I was expecting yet another Euro-Horror film (this week's releases are mostly horror genre) and got a very pleasant surprise. This film is actually a very enjoyable romantic comedy take on the Frankenstein story.

Victor Frankenstein (Jean Rochefort) is a professor who is secretly working on his ancestors' work. He has been stealing body parts from girlfriend Fiona Gélin's government research lab, and is short only a head, which the lab is not allowed to have. Someone sells him a head, and he creates Frank (Eddy Mitchell). Frank is cultured, large, very strong, has impeccable manners, and has no idea of right and wrong. Things begin to get difficult when Frank sees Victor and his girlfriend Elizabeth having sex. First he tries "cuddling" the maid, and crunches her, leaving a corpse to hide. Later, Frank is bothered by the man that sold the head to Victor, and does him in.


Vos shows everything, including full frontal, in clear light. Gélin shows breasts in bed with Victor, and again outside when Frank is trying to force himself on her. Several unidentified showgirls show breasts and buns in thongs.
Things come to a head when Frank grabs Gelin through an open window, and decides to "cuddle" with her. Once she gets over her rage at Victor for not being honest with her about Frank, the three of them decide they need to make a companion for Frank. They go to a nightclub and shop for what interests Frank in a woman. Finally Victor explains that the ideal woman would have the face of one girl, the breasts of another, and the buns of a third. Next day, Frank shows up with a meat truck, and the three women are hanging dead inside. Victor decides it is time to go to the police, but they don't believe him, so Victor sets about making Adelaide (Herma Vos). I won't spoil any more of the plot.  

The Critics Vote

  • It won Best Actor and Best Screenplay at Fantasporto


The People Vote ...

IMDb guideline: 7.5 usually indicates a level of excellence, about like three and a half stars from the critics. 6.0 usually indicates lukewarm watchability, about like two and a half stars from the critics. The fives are generally not worthwhile unless they are really your kind of material, about like two stars from the critics. Films under five are generally awful even if you like that kind of film, equivalent to about one and a half stars from the critics or less, depending on just how far below five the rating is.

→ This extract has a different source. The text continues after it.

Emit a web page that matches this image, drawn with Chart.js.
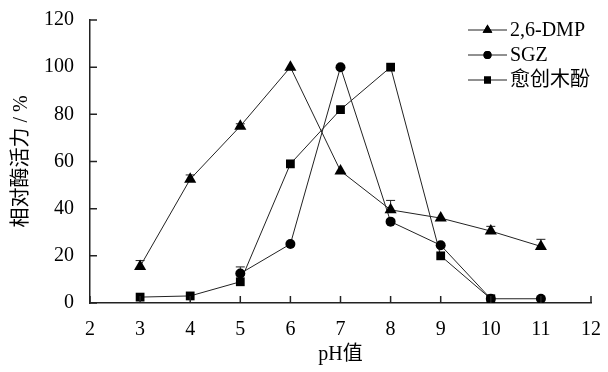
<!DOCTYPE html>
<html lang="zh">
<head>
<meta charset="UTF-8" />
<title>pH 对酶活力的影响</title>
<script src="https://cdn.jsdelivr.net/npm/chart.js"></script>
<style>
  html, body { margin: 0; padding: 0; background: #fff; }
  #wrap { width: 608px; height: 372px; }
</style>
</head>
<body>
<div id="wrap"><canvas id="chart" width="608" height="372"></canvas></div>
<script>
  const phValues = [3, 4, 5, 6, 7, 8, 9, 10, 11];
  const dmpValues = [15.5, 52.5, 75, 100, 56, 39.5, 36, 30.5, 24];
  const dmpErr = [2.5, 1.8, 1, 0, 0, 4, 0, 2, 3];
  const sgzValues = [null, null, 12.5, 25, 100, 34.5, 24.5, 1.8, 1.8];
  const sgzErr = [0, 0, 2.8, 0, 0, 0, 0, 0, 0];
  const guaValues = [2.5, 3, 9, 59, 82, 100, 20, 1.8, null];
  const guaErr = [0, 0, 0, 0, 0, 0, 0, 0, 0];
  const seriesNames = ['2,6-DMP', 'SGZ', '愈创木酚'];
  const xTicks = [2, 3, 4, 5, 6, 7, 8, 9, 10, 11, 12];
  const yTicks = [0, 20, 40, 60, 80, 100, 120];

  const FONT = '"Times New Roman", "Liberation Serif", "Noto Sans CJK SC", serif';
  const INK = '#000';

  function pts(vals) {
    return phValues.map((x, i) => ({ x: x, y: vals[i] })).filter(p => p.y !== null);
  }

  const styles = [
    { pointStyle: 'triangle', radius: 7 },
    { pointStyle: 'circle', radius: 5 },
    { pointStyle: 'rect', radius: 6.2 }
  ];

  // error bars (upper side only, like the source figure)
  const errorBars = {
    id: 'errorBars',
    beforeDatasetsDraw(chart) {
      const ctx = chart.ctx;
      const ys = chart.scales.y, xs = chart.scales.x;
      const errs = [dmpErr, sgzErr, guaErr];
      const vals = [dmpValues, sgzValues, guaValues];
      ctx.save();
      ctx.strokeStyle = '#222';
      ctx.lineWidth = 1;
      errs.forEach((err, d) => {
        phValues.forEach((x, i) => {
          if (!err[i] || vals[d][i] === null) return;
          const px = xs.getPixelForValue(x);
          const p0 = ys.getPixelForValue(vals[d][i]);
          const p1 = ys.getPixelForValue(vals[d][i] + err[i]);
          ctx.beginPath();
          ctx.moveTo(px, p0);
          ctx.lineTo(px, p1);
          ctx.moveTo(px - 4.5, p1);
          ctx.lineTo(px + 4.5, p1);
          ctx.stroke();
        });
      });
      ctx.restore();
    }
  };

  // inward ticks, axis titles and legend
  const decorations = {
    id: 'decorations',
    afterDraw(chart) {
      const ctx = chart.ctx;
      const xs = chart.scales.x, ys = chart.scales.y;
      const area = chart.chartArea;
      ctx.save();
      ctx.strokeStyle = '#222';
      ctx.lineWidth = 1.5;
      ctx.beginPath();
      xTicks.forEach(v => {
        const px = xs.getPixelForValue(v);
        ctx.moveTo(px, area.bottom);
        ctx.lineTo(px, area.bottom - 7);
      });
      yTicks.forEach(v => {
        const py = ys.getPixelForValue(v);
        ctx.moveTo(area.left, py);
        ctx.lineTo(area.left + 7, py);
      });
      ctx.stroke();

      ctx.fillStyle = INK;
      ctx.font = '20px ' + FONT;
      ctx.textAlign = 'center';
      ctx.textBaseline = 'middle';
      ctx.fillText('pH值', (area.left + area.right) / 2, 355);

      ctx.save();
      ctx.translate(22, (area.top + area.bottom) / 2);
      ctx.rotate(-Math.PI / 2);
      ctx.fillText('相对酶活力 / %', 0, 0);
      ctx.restore();

      const rows = [30, 55, 80];
      ctx.textAlign = 'left';
      seriesNames.forEach((name, i) => {
        const y = rows[i];
        ctx.strokeStyle = '#222';
        ctx.lineWidth = 1;
        ctx.beginPath();
        ctx.moveTo(468, y);
        ctx.lineTo(507, y);
        ctx.stroke();
        ctx.fillStyle = INK;
        Chart.helpers.drawPoint(ctx, {
          pointStyle: styles[i].pointStyle,
          radius: styles[i].radius * 0.8,
          rotation: 0,
          borderWidth: 0
        }, 487.5, y);
        ctx.fill();
        ctx.fillStyle = INK;
        ctx.fillText(name, 510, y + 1);
      });
      ctx.restore();
    }
  };

  const datasets = [dmpValues, sgzValues, guaValues].map((vals, i) => ({
    label: seriesNames[i],
    data: pts(vals),
    borderColor: '#222',
    borderWidth: 1,
    backgroundColor: INK,
    pointBackgroundColor: INK,
    pointBorderColor: INK,
    pointBorderWidth: 0,
    pointStyle: styles[i].pointStyle,
    pointRadius: styles[i].radius,
    tension: 0
  }));

  new Chart(document.getElementById('chart'), {
    type: 'line',
    data: { datasets: datasets },
    options: {
      responsive: false,
      animation: false,
      layout: { padding: { top: 18, right: 11, left: 0, bottom: 0 } },
      plugins: { legend: { display: false }, tooltip: { enabled: false } },
      scales: {
        x: {
          type: 'linear',
          min: 2, max: 12,
          afterFit(scale) { scale.height = 69; },
          afterBuildTicks(scale) { scale.ticks = xTicks.map(v => ({ value: v })); },
          grid: { display: false },
          border: { display: true, color: '#222', width: 1.5 },
          ticks: { color: INK, padding: 7, font: { family: FONT, size: 20 } }
        },
        y: {
          min: 0, max: 120,
          afterFit(scale) { scale.width = 90; },
          afterBuildTicks(scale) { scale.ticks = yTicks.map(v => ({ value: v })); },
          grid: { display: false },
          border: { display: true, color: '#222', width: 1.5 },
          ticks: { color: INK, padding: 8, font: { family: FONT, size: 20 } }
        }
      }
    },
    plugins: [errorBars, decorations]
  });
</script>
</body>
</html>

My own guideline: A means the movie is so good it will appeal to you even if you hate the genre. B means the movie is not good enough to win you over if you hate the genre, but is good enough to do so if you have an open mind about this type of film. C means it will only appeal to genre addicts, and has no crossover appeal. D means you'll hate it even if you like the genre. E means that you'll hate it even if you love the genre. F means that the film is not only unappealing across-the-board, but technically inept as well.

Based on this description, this film is a B-. I enjoyed it immensely. For those who hate French romantic comedy, don't worry, this is not typical. For those who don't like horror, don't worry, that is not what this is about. Unless you can't stand subtitles, you will enjoy this film. B-.